» Work required
Write the number of lines holding the word "this", and nothing else.

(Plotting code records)
↓↓↓

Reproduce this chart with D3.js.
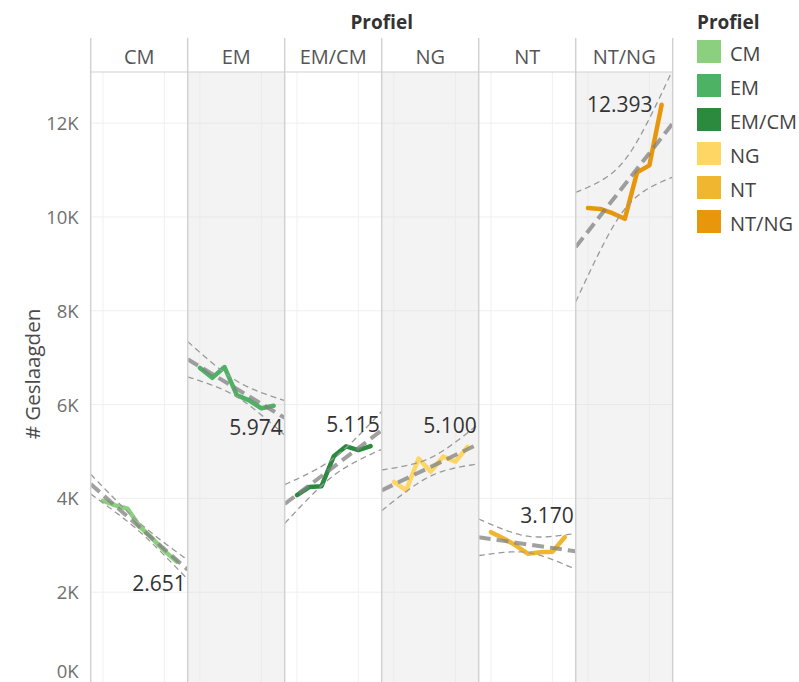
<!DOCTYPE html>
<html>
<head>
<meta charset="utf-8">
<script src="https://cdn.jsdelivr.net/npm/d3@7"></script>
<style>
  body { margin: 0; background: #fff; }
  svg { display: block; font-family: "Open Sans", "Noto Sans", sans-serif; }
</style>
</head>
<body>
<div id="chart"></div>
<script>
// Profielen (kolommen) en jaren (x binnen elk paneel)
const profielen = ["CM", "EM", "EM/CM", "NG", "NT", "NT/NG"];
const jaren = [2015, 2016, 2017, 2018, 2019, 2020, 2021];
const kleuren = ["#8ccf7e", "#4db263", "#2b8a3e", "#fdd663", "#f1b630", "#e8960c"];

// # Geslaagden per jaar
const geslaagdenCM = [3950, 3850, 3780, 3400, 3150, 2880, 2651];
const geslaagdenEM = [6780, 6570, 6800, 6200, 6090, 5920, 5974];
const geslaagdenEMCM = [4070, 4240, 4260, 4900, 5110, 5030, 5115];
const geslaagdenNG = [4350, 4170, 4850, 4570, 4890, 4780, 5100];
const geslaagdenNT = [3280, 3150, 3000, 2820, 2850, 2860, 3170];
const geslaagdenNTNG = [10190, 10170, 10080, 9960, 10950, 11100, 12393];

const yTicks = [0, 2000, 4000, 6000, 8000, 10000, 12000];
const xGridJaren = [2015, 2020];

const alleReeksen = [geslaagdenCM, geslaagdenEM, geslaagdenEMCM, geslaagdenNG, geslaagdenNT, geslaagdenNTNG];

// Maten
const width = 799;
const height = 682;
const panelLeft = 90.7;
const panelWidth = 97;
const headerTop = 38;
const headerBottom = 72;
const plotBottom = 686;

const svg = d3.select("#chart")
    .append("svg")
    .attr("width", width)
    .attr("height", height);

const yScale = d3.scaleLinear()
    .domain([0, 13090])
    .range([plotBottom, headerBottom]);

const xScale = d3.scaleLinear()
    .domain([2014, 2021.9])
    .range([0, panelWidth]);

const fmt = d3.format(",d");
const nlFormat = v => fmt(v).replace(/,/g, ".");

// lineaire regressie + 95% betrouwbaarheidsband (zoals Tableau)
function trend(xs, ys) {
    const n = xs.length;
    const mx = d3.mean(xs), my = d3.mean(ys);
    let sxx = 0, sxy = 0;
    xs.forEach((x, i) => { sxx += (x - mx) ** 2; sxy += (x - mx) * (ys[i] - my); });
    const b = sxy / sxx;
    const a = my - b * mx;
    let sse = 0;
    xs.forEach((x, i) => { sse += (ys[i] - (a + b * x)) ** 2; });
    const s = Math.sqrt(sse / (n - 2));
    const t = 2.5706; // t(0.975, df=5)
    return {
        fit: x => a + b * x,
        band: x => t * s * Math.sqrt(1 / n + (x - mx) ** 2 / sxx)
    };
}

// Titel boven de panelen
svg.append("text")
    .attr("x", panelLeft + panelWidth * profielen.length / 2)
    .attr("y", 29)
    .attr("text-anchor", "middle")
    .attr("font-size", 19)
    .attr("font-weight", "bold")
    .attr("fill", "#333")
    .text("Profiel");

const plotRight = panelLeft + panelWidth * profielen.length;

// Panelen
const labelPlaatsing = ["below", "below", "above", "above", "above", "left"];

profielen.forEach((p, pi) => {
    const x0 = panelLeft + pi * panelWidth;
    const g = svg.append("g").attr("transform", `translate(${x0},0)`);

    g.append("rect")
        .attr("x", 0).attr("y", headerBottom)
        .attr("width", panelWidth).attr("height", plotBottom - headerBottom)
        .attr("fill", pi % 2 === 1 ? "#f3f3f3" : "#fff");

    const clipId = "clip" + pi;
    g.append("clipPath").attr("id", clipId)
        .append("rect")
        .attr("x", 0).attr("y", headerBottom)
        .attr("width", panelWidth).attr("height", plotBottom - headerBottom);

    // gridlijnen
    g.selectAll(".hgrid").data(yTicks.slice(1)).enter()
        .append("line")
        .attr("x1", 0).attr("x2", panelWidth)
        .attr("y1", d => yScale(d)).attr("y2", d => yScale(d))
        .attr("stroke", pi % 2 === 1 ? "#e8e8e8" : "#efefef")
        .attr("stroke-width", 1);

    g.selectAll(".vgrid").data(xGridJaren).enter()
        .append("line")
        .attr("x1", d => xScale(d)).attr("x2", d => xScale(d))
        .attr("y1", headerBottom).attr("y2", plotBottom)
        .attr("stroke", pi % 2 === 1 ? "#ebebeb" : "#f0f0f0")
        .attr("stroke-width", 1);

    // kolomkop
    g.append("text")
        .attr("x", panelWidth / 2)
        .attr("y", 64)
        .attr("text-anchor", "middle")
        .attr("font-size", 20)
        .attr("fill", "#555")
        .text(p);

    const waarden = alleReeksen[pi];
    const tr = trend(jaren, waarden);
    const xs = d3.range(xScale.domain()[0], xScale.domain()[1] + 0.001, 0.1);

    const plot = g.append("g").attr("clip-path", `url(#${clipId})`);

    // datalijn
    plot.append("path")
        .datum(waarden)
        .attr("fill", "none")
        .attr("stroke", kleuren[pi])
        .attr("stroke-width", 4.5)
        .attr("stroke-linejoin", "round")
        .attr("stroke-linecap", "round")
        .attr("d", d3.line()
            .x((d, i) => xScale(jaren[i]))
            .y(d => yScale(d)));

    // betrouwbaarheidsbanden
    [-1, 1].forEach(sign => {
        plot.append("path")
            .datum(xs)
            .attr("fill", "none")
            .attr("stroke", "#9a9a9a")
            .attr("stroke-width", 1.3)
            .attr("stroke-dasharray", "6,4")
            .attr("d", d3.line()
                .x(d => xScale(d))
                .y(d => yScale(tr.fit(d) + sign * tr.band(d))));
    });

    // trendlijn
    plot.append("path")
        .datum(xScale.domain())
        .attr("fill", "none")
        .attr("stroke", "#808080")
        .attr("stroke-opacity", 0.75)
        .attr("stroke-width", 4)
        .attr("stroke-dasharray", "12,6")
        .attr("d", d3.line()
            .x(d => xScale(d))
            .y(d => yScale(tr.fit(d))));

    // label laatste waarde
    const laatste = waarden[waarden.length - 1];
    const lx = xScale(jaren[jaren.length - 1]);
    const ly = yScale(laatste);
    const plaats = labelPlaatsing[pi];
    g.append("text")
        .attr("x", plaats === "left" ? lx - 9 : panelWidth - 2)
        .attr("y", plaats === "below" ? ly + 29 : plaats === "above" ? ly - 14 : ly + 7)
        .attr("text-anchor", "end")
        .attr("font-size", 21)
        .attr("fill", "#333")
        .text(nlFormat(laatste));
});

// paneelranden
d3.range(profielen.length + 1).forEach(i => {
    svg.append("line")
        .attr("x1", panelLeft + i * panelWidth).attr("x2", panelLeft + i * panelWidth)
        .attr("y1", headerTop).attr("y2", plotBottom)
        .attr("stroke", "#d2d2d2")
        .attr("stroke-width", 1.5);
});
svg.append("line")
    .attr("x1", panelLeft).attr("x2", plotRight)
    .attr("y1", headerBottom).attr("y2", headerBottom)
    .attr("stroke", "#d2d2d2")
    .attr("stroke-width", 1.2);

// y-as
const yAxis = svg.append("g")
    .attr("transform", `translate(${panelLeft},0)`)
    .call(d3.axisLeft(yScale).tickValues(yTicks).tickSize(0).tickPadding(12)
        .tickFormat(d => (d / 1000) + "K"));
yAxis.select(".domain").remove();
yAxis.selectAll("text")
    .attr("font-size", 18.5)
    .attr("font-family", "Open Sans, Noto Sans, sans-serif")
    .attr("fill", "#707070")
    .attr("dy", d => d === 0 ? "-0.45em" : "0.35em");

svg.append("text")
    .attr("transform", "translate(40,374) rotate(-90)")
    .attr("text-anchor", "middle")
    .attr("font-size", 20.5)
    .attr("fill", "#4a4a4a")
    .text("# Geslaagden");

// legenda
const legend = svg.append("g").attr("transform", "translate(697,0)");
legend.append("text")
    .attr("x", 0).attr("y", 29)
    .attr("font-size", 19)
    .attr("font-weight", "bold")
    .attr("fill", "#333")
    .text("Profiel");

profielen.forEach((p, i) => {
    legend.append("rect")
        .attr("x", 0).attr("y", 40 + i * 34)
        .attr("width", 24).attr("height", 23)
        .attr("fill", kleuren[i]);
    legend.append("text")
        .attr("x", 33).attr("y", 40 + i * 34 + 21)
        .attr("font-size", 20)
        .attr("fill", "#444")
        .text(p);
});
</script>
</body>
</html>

↑↑↑
↓↓↓

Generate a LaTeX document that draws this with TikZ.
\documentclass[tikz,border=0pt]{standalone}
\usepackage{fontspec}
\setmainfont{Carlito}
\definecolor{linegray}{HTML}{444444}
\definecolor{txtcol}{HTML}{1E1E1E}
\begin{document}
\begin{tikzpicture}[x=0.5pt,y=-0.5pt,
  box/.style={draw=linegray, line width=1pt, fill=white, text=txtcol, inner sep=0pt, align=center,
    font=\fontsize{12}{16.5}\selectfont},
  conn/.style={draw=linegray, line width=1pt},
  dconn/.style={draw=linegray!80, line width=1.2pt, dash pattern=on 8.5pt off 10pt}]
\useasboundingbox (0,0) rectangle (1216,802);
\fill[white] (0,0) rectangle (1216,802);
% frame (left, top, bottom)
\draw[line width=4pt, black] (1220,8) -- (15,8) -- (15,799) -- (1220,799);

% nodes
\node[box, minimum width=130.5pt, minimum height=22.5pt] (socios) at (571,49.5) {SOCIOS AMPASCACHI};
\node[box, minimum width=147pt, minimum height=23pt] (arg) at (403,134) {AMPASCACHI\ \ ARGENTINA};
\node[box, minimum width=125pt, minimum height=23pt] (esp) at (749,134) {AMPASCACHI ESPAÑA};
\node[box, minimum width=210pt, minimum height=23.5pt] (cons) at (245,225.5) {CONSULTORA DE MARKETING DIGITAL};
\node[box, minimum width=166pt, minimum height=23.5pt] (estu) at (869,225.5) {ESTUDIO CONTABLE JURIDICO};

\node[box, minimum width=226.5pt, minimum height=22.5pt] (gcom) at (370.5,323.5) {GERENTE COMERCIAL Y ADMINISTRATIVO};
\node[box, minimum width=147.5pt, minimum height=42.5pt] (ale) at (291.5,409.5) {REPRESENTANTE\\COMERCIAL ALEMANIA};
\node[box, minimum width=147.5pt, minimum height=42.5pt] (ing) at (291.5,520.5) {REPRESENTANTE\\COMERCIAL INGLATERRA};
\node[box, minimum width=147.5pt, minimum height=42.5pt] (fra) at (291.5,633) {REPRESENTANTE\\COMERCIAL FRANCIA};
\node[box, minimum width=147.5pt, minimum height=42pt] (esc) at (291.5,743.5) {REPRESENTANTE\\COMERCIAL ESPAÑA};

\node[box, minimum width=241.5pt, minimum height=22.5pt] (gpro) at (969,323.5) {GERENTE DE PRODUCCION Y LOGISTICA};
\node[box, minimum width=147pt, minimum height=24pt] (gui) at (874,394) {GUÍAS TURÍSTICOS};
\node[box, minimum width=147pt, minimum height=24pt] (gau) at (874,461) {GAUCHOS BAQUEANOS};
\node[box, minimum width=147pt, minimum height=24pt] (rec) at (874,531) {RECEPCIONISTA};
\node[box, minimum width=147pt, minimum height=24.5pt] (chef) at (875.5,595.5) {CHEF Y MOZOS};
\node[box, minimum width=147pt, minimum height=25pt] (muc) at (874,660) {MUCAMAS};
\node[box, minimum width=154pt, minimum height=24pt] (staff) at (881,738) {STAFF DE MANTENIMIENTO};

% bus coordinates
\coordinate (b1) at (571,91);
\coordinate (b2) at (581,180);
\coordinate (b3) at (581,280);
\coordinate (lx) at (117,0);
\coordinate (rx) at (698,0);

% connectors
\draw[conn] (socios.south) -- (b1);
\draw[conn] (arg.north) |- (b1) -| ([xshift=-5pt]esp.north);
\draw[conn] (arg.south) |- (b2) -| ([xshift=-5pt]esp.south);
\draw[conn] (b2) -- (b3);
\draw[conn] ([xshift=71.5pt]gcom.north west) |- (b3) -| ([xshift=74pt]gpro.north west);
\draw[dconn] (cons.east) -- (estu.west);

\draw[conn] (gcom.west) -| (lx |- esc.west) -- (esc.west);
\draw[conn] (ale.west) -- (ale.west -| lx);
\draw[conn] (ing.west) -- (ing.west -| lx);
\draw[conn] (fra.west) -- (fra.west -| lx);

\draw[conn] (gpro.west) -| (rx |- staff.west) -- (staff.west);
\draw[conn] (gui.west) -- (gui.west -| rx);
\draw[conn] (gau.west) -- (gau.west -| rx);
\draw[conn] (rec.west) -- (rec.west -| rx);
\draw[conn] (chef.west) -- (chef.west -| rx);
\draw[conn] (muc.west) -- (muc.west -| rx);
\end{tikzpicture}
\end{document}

↑↑↑
↓↓↓

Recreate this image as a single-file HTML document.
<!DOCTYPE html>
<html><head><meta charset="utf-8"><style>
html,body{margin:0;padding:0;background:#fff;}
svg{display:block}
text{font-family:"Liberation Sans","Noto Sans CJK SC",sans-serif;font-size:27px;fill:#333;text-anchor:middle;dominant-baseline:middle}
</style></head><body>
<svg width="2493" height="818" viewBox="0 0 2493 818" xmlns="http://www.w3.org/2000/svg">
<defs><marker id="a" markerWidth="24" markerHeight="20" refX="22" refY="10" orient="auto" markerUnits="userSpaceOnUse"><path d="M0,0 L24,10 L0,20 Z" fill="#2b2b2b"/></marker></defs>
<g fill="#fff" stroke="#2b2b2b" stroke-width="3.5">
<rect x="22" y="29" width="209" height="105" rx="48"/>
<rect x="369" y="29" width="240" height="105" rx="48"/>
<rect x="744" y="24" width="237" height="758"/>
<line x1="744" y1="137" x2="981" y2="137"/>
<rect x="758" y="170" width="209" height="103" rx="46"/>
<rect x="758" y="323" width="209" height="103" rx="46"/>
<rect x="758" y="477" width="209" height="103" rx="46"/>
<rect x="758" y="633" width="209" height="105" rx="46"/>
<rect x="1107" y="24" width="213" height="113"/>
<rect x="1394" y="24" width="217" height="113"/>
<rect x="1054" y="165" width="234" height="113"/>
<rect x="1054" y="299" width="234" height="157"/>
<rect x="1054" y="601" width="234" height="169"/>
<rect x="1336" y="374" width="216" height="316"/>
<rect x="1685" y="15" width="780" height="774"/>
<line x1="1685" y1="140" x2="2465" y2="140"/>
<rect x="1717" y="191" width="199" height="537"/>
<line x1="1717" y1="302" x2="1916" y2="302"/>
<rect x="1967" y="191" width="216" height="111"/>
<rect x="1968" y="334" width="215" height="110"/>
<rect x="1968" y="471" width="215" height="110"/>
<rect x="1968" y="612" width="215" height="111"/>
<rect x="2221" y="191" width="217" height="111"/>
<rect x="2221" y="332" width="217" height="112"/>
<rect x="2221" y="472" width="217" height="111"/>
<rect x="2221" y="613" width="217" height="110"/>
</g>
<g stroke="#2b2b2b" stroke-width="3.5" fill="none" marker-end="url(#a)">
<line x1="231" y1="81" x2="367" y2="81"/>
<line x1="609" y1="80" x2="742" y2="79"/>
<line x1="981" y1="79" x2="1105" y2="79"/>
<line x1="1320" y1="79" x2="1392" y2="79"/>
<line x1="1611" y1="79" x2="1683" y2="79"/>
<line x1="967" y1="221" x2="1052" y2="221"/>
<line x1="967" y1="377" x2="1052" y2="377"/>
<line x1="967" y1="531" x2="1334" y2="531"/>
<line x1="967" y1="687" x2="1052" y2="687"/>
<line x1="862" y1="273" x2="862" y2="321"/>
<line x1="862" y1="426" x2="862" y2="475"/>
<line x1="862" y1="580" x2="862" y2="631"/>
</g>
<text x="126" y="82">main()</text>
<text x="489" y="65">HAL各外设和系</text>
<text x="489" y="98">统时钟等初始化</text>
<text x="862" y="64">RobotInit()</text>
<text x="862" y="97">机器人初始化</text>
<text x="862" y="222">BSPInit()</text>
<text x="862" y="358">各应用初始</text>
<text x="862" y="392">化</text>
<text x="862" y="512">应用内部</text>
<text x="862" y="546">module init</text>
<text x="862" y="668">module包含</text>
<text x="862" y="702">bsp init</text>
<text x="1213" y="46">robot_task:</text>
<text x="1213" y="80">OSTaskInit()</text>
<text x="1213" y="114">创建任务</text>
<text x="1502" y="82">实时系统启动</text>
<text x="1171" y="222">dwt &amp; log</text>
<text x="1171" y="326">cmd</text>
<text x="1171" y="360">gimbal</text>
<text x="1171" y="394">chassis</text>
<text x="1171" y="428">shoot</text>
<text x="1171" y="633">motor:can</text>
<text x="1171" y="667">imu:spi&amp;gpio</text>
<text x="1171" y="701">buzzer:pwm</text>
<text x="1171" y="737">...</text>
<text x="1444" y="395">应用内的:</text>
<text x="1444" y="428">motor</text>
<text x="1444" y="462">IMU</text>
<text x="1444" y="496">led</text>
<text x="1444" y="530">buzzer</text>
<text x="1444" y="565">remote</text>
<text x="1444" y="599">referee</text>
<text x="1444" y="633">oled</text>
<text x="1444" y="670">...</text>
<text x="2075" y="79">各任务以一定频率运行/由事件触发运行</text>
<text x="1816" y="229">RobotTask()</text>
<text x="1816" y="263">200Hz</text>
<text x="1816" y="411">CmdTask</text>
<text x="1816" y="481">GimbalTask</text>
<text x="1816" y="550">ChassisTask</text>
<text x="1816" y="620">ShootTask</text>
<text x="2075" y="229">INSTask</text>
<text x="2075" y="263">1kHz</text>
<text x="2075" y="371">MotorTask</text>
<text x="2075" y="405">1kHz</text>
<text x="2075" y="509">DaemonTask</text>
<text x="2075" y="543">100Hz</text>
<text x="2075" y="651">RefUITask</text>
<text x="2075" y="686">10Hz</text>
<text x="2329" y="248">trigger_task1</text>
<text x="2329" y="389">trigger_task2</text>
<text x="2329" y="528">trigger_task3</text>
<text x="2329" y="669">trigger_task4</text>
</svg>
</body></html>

↑↑↑

» Full response
3